* [WHAT YOU ARE ASKED TO DO] Write out the listing below without alteration, omitting its pictures.

* [PROVIDED DATA]
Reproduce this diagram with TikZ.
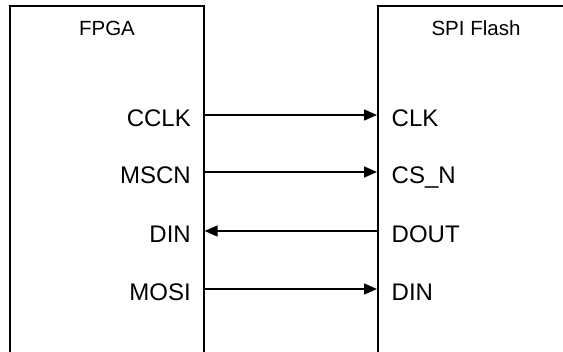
\documentclass[tikz,border=0pt]{standalone}
\usepackage{fontspec}
\setmainfont{Liberation Sans}
\usetikzlibrary{arrows.meta}
\begin{document}
\begin{tikzpicture}[x=1pt,y=1pt,
  chip/.style={draw, line width=1.6pt, anchor=north west, inner sep=0pt},
  title/.style={font=\fontsize{20.5}{24}\selectfont, anchor=base, inner sep=0pt},
  pinL/.style={font=\fontsize{24}{28}\selectfont, anchor=base east, inner sep=0pt},
  pinR/.style={font=\fontsize{24}{28}\selectfont, anchor=base west, inner sep=0pt},
  sig/.style={line width=1.5pt, -{Triangle[length=13pt,width=11pt]}}]
\useasboundingbox (0,0) rectangle (563,-352);
\clip (0,0) rectangle (563,-352);
\node[chip, minimum width=194pt, minimum height=400pt] (fpga) at (9,-5) {};
\node[chip, minimum width=250pt, minimum height=400pt] (flash) at (377,-5) {};
\node[title] (tf) at (107,-36) {FPGA};
\node[title] (ts) at (476,-36) {SPI Flash};
% pin labels
\node[pinL] (l1) at (191,-126.5) {CCLK};
\node[pinL] (l2) at (191,-183.5) {MSCN};
\node[pinL] (l3) at (191,-242.5) {DIN};
\node[pinL] (l4) at (191,-300.5) {MOSI};
\node[pinR] (r1) at (391.5,-126.5) {CLK};
\node[pinR] (r2) at (391.5,-183.5) {CS\_N};
\node[pinR] (r3) at (391.5,-242.5) {DOUT};
\node[pinR] (r4) at (391.5,-300.5) {DIN};
% pin points on box edges
\coordinate (a1) at (fpga.east |- 0,-115);
\coordinate (a2) at (fpga.east |- 0,-172);
\coordinate (a3) at (fpga.east |- 0,-231);
\coordinate (a4) at (fpga.east |- 0,-289);
\coordinate (b1) at (flash.west |- 0,-115);
\coordinate (b2) at (flash.west |- 0,-172);
\coordinate (b3) at (flash.west |- 0,-231);
\coordinate (b4) at (flash.west |- 0,-289);
\draw[sig] (a1) -- (b1);
\draw[sig] (a2) -- (b2);
\draw[sig] (b3) -- (a3);
\draw[sig] (a4) -- (b4);
\end{tikzpicture}
\end{document}
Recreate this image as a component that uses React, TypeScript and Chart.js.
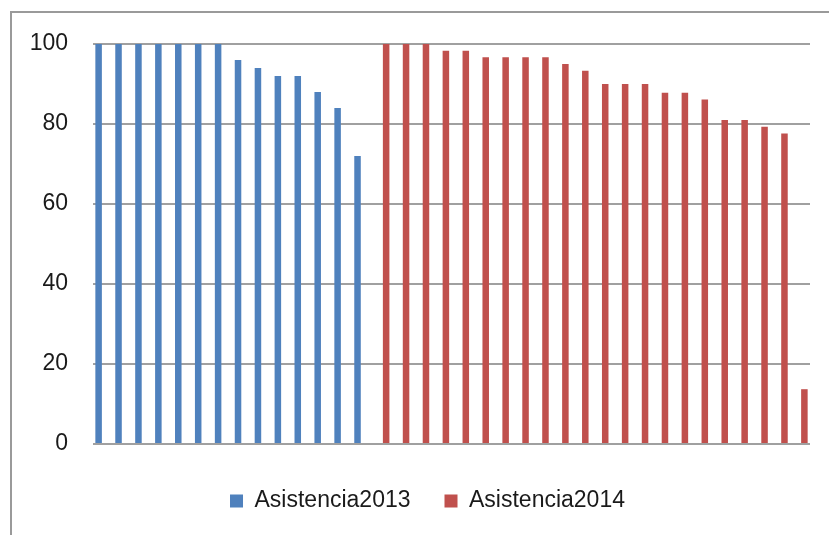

* [THE REPLY]
Reproduce this diagram with TikZ.
\documentclass[tikz,border=0pt]{standalone}
\usepackage{fontspec}
\setmainfont{Liberation Sans}
\usetikzlibrary{arrows.meta}
\begin{document}
\begin{tikzpicture}[x=1pt,y=1pt,
  chip/.style={draw, line width=1.6pt, anchor=north west, inner sep=0pt},
  title/.style={font=\fontsize{20.5}{24}\selectfont, anchor=base, inner sep=0pt},
  pinL/.style={font=\fontsize{24}{28}\selectfont, anchor=base east, inner sep=0pt},
  pinR/.style={font=\fontsize{24}{28}\selectfont, anchor=base west, inner sep=0pt},
  sig/.style={line width=1.5pt, -{Triangle[length=13pt,width=11pt]}}]
\useasboundingbox (0,0) rectangle (563,-352);
\clip (0,0) rectangle (563,-352);
\node[chip, minimum width=194pt, minimum height=400pt] (fpga) at (9,-5) {};
\node[chip, minimum width=250pt, minimum height=400pt] (flash) at (377,-5) {};
\node[title] (tf) at (107,-36) {FPGA};
\node[title] (ts) at (476,-36) {SPI Flash};
% pin labels
\node[pinL] (l1) at (191,-126.5) {CCLK};
\node[pinL] (l2) at (191,-183.5) {MSCN};
\node[pinL] (l3) at (191,-242.5) {DIN};
\node[pinL] (l4) at (191,-300.5) {MOSI};
\node[pinR] (r1) at (391.5,-126.5) {CLK};
\node[pinR] (r2) at (391.5,-183.5) {CS\_N};
\node[pinR] (r3) at (391.5,-242.5) {DOUT};
\node[pinR] (r4) at (391.5,-300.5) {DIN};
% pin points on box edges
\coordinate (a1) at (fpga.east |- 0,-115);
\coordinate (a2) at (fpga.east |- 0,-172);
\coordinate (a3) at (fpga.east |- 0,-231);
\coordinate (a4) at (fpga.east |- 0,-289);
\coordinate (b1) at (flash.west |- 0,-115);
\coordinate (b2) at (flash.west |- 0,-172);
\coordinate (b3) at (flash.west |- 0,-231);
\coordinate (b4) at (flash.west |- 0,-289);
\draw[sig] (a1) -- (b1);
\draw[sig] (a2) -- (b2);
\draw[sig] (b3) -- (a3);
\draw[sig] (a4) -- (b4);
\end{tikzpicture}
\end{document}
Recreate this image as a component that uses React, TypeScript and Chart.js.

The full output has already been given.